Instructions for the task: Begin with the first line of the material and write out each line exactly, ending with the line that contains "from matplotlib.lines import Line2D". Pictures are not part of the copy.

Input rows:
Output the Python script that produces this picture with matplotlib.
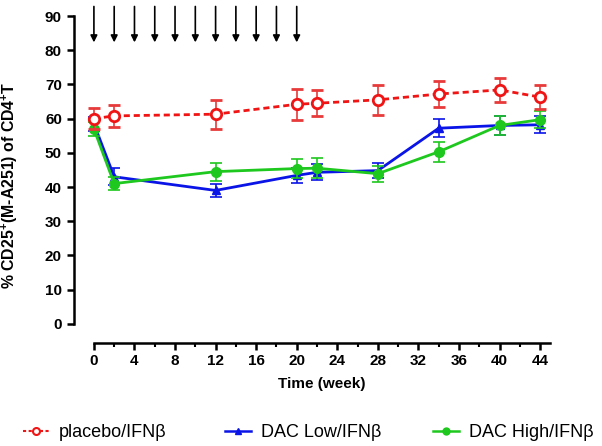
import numpy as np
import matplotlib
matplotlib.use("Agg")
import matplotlib.pyplot as plt
from matplotlib.lines import Line2D

plt.rcParams['font.family'] = ['Liberation Sans', 'DejaVu Sans']
plt.rcParams['mathtext.fontset'] = 'custom'
plt.rcParams['mathtext.rm'] = 'Liberation Sans:bold'
plt.rcParams['mathtext.bf'] = 'Liberation Sans:bold'

# data
weeks = [0, 2, 12, 20, 22, 28, 34, 40, 44]

placebo = [60.0, 60.8, 61.3, 64.2, 64.5, 65.5, 67.2, 68.4, 66.3]
placebo_err = [3.0, 3.3, 4.2, 4.6, 3.8, 4.4, 3.7, 3.4, 3.6]

dac_low = [58.5, 43.0, 39.0, 43.4, 44.3, 44.8, 57.2, 58.0, 58.2]
dac_low_err = [2.0, 2.5, 2.0, 2.3, 2.3, 2.3, 2.6, 2.7, 2.5]

dac_high = [57.0, 41.0, 44.5, 45.4, 45.5, 43.9, 50.3, 58.0, 59.7]
dac_high_err = [2.0, 2.0, 2.6, 2.8, 3.0, 2.3, 3.0, 2.7, 2.5]

dose_weeks = [0, 2, 4, 6, 8, 10, 12, 14, 16, 18, 20]

labels = ['placebo/IFNβ', 'DAC Low/IFNβ', 'DAC High/IFNβ']

RED, BLUE, GREEN = '#f01414', '#0a14e6', '#1ec81e'

fig = plt.figure(figsize=(6.02, 4.46), dpi=100)
ax = fig.add_axes([0.156, 0.274, 0.758, 0.690])

h_low = ax.errorbar(weeks, dac_low, yerr=dac_low_err, color=BLUE, lw=2,
                    marker='^', ms=6, elinewidth=1.2, capsize=4, capthick=1.2,
                    clip_on=False, zorder=3)
h_high = ax.errorbar(weeks, dac_high, yerr=dac_high_err, color=GREEN, lw=2,
                     marker='o', ms=7, elinewidth=1.2, capsize=4, capthick=1.2,
                     clip_on=False, zorder=4)
h_pl = ax.errorbar(weeks, placebo, yerr=placebo_err, color=RED, lw=2,
                   ls=(0, (2.2, 1.4)), marker='o', ms=7.5, mfc='white', mew=2,
                   elinewidth=1.2, capsize=4, capthick=1.2, ecolor='#e83a3a',
                   clip_on=False, zorder=5)
for h in (h_low, h_high, h_pl):
    for c in h[1] + h[2]:
        c.set_clip_on(False)

# dosing arrows
for w in dose_weeks:
    ax.annotate('', xy=(w, 82.3), xytext=(w, 92.8),
                arrowprops=dict(arrowstyle='-|>', color='black', lw=1.2,
                                mutation_scale=10, shrinkA=0, shrinkB=0),
                annotation_clip=False)

ax.set_xlim(0, 45)
ax.set_ylim(0, 90)
ax.set_xticks(np.arange(0, 45, 4))
ax.set_xticks(np.arange(0, 45, 2), minor=True)
ax.set_yticks(np.arange(0, 91, 10))

for s in ['top', 'right']:
    ax.spines[s].set_visible(False)
ax.spines['left'].set_position(('outward', 14.5))
ax.spines['bottom'].set_position(('outward', 13.5))
for s in ['left', 'bottom']:
    ax.spines[s].set_linewidth(1.8)

ax.tick_params(axis='both', which='major', width=1.8, length=5, labelsize=11)
ax.tick_params(axis='x', which='minor', width=1.5, length=3)
for t in ax.get_xticklabels() + ax.get_yticklabels():
    t.set_fontweight('bold')

ax.set_xlabel('Time (week)', fontsize=11, fontweight='bold', labelpad=6)
ax.set_ylabel(r'% CD25$^{+}$(M-A251) of CD4$^{+}$T', fontsize=11.4,
              fontweight='bold')
ax.yaxis.set_label_coords(-0.163, 0.45)

# legend entries spread along the bottom
handles = [
    Line2D([], [], color=RED, ls=(0, (1.5, 1.2)), lw=1.5, marker='o', ms=5,
           mfc='white', mew=1.5),
    Line2D([], [], color=BLUE, lw=1.8, marker='^', ms=5),
    Line2D([], [], color=GREEN, lw=1.8, marker='o', ms=5),
]
x_pos = [23, 225, 433]
for hd, lab, xp in zip(handles, labels, x_pos):
    fig.legend([hd], [lab], loc='center left', bbox_to_anchor=(xp / 602, 0.03),
               frameon=False, fontsize=13, handlelength=1.45,
               handletextpad=0.55, borderpad=0, borderaxespad=0)

fig.savefig('out.png', dpi=100)
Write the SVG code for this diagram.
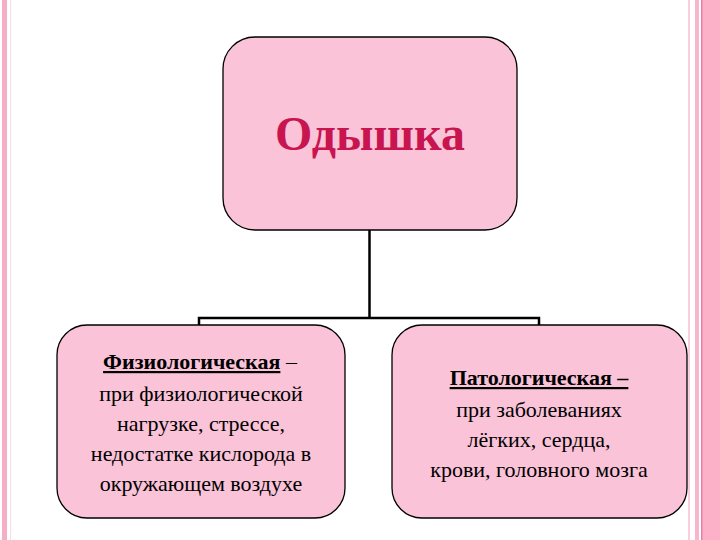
<svg xmlns="http://www.w3.org/2000/svg" width="720" height="540" viewBox="0 0 720 540">
<style>
.box{fill:#FAC3D8;stroke:#000;stroke-width:1.3}
.conn{fill:none;stroke:#000;stroke-width:2.5}
</style>
<rect width="720" height="540" fill="#fff"/>
<g id="frame">
<rect x="2" y="0" width="5" height="540" fill="#F4AFC6"/>
<rect x="10" y="0" width="1" height="540" fill="#F9DCE6"/>
<rect x="688" y="0" width="2" height="540" fill="#F9CFDD"/>
<rect x="695" y="0" width="4" height="540" fill="#F9B5CB"/>
<rect x="701" y="0" width="19" height="540" fill="#FDB1C8"/>
<rect x="701" y="0" width="1.5" height="540" fill="#E8809F"/>
</g>
<g id="connectors">
<path class="conn" d="M369.5 230 V318 M199 325 V318 H539 V325"/>
</g>
<g id="node-main">
<rect class="box" x="223" y="37" width="294" height="193" rx="32"/>
<text x="370" y="150" text-anchor="middle" font-family="Times New Roman, Liberation Serif, DejaVu Serif, serif" font-size="48" font-weight="bold" fill="#C8144F">Одышка</text>
</g>
<g id="node-phys">
<rect class="box" x="57" y="325" width="288" height="193" rx="30"/>
<text text-anchor="middle" font-family="Times New Roman, Liberation Serif, DejaVu Serif, serif" font-size="22"><tspan x="200" y="369"><tspan font-weight="bold" text-decoration="underline">Физиологическая</tspan> –</tspan><tspan x="201" y="401">при физиологической</tspan><tspan x="201" y="431">нагрузке, стрессе,</tspan><tspan x="201" y="461">недостатке кислорода в</tspan><tspan x="201" y="491">окружающем воздухе</tspan></text>
</g>
<g id="node-path">
<rect class="box" x="392" y="325" width="295" height="193" rx="30"/>
<text text-anchor="middle" font-family="Times New Roman, Liberation Serif, DejaVu Serif, serif" font-size="22"><tspan x="539" y="385" font-weight="bold" text-decoration="underline">Патологическая –</tspan><tspan x="539" y="417">при заболеваниях</tspan><tspan x="539" y="447">лёгких, сердца,</tspan><tspan x="539" y="477">крови, головного мозга</tspan></text>
</g>
</svg>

Full response:
Output the Python script that produces this picture with matplotlib.
import numpy as np
import matplotlib
matplotlib.use("Agg")
import matplotlib.pyplot as plt
from matplotlib.lines import Line2D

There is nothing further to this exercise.